◆ **TASK STATEMENT**: Retype verbatim only the lines below, starting at the one that contains "Rebuild this chart" and ending at the one that contains "0.645, 0.641, 0.635];". Pictures are excluded from the copy.

◆ **ITEMS**:
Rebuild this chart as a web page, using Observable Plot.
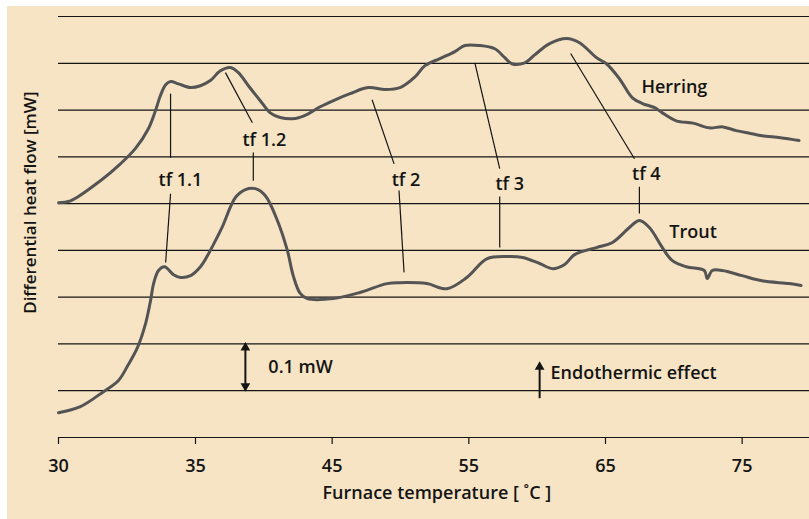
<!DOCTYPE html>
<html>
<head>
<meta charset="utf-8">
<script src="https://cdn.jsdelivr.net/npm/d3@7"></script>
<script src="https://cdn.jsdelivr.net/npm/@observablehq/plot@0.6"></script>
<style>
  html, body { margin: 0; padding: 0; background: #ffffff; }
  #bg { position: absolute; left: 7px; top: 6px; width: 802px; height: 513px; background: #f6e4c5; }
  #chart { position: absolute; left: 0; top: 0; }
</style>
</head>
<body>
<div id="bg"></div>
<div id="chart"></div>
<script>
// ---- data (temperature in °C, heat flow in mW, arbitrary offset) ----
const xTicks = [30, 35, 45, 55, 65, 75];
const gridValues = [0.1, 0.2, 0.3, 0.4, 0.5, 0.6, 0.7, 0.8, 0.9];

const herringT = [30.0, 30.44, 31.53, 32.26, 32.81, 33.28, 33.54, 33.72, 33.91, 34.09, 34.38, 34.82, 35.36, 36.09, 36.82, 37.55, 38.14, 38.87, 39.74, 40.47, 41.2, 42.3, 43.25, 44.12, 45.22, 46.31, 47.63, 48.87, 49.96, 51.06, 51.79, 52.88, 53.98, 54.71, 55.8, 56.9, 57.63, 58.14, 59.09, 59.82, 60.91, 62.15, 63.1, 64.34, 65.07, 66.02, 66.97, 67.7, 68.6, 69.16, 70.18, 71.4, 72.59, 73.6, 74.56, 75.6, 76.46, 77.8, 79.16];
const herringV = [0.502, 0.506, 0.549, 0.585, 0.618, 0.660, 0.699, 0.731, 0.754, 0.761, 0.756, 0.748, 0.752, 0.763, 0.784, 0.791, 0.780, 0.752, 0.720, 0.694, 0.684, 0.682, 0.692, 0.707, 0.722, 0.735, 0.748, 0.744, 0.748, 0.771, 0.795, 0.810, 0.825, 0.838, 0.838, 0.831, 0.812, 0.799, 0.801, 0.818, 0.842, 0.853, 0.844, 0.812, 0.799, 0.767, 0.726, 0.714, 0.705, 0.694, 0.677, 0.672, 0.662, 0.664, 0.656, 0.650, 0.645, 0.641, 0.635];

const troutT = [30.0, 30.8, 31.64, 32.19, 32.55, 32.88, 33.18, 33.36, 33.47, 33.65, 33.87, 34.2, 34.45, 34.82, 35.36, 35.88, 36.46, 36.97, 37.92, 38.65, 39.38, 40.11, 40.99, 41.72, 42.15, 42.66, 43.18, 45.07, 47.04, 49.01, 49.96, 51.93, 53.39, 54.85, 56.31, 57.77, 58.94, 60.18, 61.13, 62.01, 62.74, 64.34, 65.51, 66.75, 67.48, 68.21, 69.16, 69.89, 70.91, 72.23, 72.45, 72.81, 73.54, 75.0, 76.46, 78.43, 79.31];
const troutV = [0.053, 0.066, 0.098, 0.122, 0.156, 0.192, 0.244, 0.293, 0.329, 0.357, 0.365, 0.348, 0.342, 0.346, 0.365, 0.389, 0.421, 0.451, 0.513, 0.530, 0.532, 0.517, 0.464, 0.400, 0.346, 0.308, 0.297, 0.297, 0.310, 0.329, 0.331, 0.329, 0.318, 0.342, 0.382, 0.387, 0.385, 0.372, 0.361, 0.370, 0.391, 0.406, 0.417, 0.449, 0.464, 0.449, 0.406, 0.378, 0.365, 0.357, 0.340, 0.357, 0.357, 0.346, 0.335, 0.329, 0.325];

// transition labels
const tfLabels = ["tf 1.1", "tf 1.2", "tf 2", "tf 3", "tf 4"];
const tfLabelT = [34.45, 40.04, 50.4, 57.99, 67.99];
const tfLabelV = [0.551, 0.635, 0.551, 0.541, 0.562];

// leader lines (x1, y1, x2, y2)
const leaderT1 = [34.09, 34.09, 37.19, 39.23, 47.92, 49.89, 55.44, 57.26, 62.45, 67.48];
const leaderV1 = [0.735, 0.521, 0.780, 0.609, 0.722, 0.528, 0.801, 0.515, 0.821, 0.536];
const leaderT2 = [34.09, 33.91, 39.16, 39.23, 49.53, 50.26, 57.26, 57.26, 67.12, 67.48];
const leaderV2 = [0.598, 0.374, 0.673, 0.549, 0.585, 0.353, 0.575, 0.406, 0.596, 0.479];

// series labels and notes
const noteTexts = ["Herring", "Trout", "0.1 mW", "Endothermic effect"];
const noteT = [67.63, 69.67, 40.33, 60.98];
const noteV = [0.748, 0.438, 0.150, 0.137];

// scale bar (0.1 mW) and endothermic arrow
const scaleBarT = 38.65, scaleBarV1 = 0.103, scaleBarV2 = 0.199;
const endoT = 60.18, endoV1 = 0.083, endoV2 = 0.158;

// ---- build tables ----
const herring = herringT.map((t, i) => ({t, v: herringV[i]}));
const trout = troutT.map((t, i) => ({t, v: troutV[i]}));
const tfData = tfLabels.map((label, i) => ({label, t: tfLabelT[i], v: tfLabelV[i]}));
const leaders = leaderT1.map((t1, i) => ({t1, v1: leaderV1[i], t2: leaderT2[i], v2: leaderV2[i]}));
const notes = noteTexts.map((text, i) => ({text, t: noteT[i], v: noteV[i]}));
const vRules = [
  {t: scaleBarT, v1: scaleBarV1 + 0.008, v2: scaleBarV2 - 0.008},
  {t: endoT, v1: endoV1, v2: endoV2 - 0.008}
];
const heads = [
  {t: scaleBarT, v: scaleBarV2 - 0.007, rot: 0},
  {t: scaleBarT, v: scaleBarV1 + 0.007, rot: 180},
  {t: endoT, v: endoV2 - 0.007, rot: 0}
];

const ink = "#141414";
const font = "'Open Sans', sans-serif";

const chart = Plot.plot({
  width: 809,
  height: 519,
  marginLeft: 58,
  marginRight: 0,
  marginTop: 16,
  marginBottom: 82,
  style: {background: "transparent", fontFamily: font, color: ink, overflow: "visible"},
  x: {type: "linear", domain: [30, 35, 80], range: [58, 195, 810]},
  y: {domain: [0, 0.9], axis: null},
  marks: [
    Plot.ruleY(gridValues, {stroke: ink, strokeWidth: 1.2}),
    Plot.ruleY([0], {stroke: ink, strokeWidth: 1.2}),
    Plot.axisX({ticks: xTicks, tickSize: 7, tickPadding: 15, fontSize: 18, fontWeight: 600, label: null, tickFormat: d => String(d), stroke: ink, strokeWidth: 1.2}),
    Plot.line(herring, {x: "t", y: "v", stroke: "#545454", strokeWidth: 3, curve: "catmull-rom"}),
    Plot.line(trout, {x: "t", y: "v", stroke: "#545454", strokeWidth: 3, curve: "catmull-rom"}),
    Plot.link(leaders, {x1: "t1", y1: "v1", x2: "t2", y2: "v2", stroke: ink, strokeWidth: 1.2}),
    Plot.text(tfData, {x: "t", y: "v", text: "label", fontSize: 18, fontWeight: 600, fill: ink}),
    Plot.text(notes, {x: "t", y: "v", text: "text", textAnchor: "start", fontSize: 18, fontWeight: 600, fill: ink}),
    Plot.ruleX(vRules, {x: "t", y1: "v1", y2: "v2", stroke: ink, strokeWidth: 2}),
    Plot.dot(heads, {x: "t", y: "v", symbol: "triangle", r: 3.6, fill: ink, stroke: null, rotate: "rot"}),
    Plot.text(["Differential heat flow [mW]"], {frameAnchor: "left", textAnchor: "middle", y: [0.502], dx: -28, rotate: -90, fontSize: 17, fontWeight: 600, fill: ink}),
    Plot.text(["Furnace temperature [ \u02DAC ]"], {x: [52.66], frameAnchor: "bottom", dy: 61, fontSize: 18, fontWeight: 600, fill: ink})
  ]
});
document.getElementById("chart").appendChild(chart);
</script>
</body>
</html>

---

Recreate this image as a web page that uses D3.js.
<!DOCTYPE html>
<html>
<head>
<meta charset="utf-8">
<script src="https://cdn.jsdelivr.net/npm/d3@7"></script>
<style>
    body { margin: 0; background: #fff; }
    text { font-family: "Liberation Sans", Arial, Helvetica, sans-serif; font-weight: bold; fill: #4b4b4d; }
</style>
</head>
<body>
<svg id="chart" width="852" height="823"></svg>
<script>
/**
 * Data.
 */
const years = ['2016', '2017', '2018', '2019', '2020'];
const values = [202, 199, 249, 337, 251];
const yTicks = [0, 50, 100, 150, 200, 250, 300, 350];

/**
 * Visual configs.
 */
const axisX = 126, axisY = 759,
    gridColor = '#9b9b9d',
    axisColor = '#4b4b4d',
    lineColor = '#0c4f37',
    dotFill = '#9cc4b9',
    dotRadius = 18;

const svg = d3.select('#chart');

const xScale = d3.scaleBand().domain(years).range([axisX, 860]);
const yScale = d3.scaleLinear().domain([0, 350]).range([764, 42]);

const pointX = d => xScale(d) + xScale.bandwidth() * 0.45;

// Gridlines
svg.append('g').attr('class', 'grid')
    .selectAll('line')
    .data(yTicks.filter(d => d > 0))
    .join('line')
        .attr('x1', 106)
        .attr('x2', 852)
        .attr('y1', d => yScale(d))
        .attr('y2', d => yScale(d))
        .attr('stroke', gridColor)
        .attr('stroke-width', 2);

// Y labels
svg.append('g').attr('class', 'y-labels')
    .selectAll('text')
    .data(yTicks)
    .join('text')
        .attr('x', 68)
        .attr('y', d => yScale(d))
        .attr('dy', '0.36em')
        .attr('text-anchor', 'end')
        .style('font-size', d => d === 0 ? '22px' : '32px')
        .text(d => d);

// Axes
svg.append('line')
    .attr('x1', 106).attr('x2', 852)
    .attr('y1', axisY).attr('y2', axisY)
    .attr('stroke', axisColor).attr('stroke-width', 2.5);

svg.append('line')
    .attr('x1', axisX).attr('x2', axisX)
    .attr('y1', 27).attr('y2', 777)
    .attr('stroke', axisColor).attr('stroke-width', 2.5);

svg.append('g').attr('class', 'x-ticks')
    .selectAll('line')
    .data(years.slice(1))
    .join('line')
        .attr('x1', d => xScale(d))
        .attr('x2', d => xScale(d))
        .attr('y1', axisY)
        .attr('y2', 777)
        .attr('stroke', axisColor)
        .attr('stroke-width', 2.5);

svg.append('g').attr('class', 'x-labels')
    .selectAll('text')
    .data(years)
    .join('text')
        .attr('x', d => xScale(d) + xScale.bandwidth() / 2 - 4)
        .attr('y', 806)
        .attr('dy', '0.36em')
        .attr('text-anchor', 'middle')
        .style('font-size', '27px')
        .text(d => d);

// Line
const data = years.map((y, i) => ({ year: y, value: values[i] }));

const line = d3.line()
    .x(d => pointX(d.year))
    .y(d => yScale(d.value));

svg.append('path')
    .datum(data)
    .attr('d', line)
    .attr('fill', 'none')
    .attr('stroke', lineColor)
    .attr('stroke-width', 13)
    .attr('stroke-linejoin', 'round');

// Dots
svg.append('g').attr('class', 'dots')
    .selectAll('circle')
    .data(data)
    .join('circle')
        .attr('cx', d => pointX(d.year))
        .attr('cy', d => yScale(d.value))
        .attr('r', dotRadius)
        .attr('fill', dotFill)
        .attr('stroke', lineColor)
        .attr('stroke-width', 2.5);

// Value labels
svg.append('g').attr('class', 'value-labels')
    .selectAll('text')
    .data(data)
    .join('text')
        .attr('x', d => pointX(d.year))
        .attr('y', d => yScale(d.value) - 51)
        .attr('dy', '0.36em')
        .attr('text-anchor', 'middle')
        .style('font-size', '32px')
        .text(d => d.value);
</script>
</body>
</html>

◆ **THE ANSWER**:
Rebuild this chart as a web page, using Observable Plot.
<!DOCTYPE html>
<html>
<head>
<meta charset="utf-8">
<script src="https://cdn.jsdelivr.net/npm/d3@7"></script>
<script src="https://cdn.jsdelivr.net/npm/@observablehq/plot@0.6"></script>
<style>
  html, body { margin: 0; padding: 0; background: #ffffff; }
  #bg { position: absolute; left: 7px; top: 6px; width: 802px; height: 513px; background: #f6e4c5; }
  #chart { position: absolute; left: 0; top: 0; }
</style>
</head>
<body>
<div id="bg"></div>
<div id="chart"></div>
<script>
// ---- data (temperature in °C, heat flow in mW, arbitrary offset) ----
const xTicks = [30, 35, 45, 55, 65, 75];
const gridValues = [0.1, 0.2, 0.3, 0.4, 0.5, 0.6, 0.7, 0.8, 0.9];

const herringT = [30.0, 30.44, 31.53, 32.26, 32.81, 33.28, 33.54, 33.72, 33.91, 34.09, 34.38, 34.82, 35.36, 36.09, 36.82, 37.55, 38.14, 38.87, 39.74, 40.47, 41.2, 42.3, 43.25, 44.12, 45.22, 46.31, 47.63, 48.87, 49.96, 51.06, 51.79, 52.88, 53.98, 54.71, 55.8, 56.9, 57.63, 58.14, 59.09, 59.82, 60.91, 62.15, 63.1, 64.34, 65.07, 66.02, 66.97, 67.7, 68.6, 69.16, 70.18, 71.4, 72.59, 73.6, 74.56, 75.6, 76.46, 77.8, 79.16];
const herringV = [0.502, 0.506, 0.549, 0.585, 0.618, 0.660, 0.699, 0.731, 0.754, 0.761, 0.756, 0.748, 0.752, 0.763, 0.784, 0.791, 0.780, 0.752, 0.720, 0.694, 0.684, 0.682, 0.692, 0.707, 0.722, 0.735, 0.748, 0.744, 0.748, 0.771, 0.795, 0.810, 0.825, 0.838, 0.838, 0.831, 0.812, 0.799, 0.801, 0.818, 0.842, 0.853, 0.844, 0.812, 0.799, 0.767, 0.726, 0.714, 0.705, 0.694, 0.677, 0.672, 0.662, 0.664, 0.656, 0.650, 0.645, 0.641, 0.635];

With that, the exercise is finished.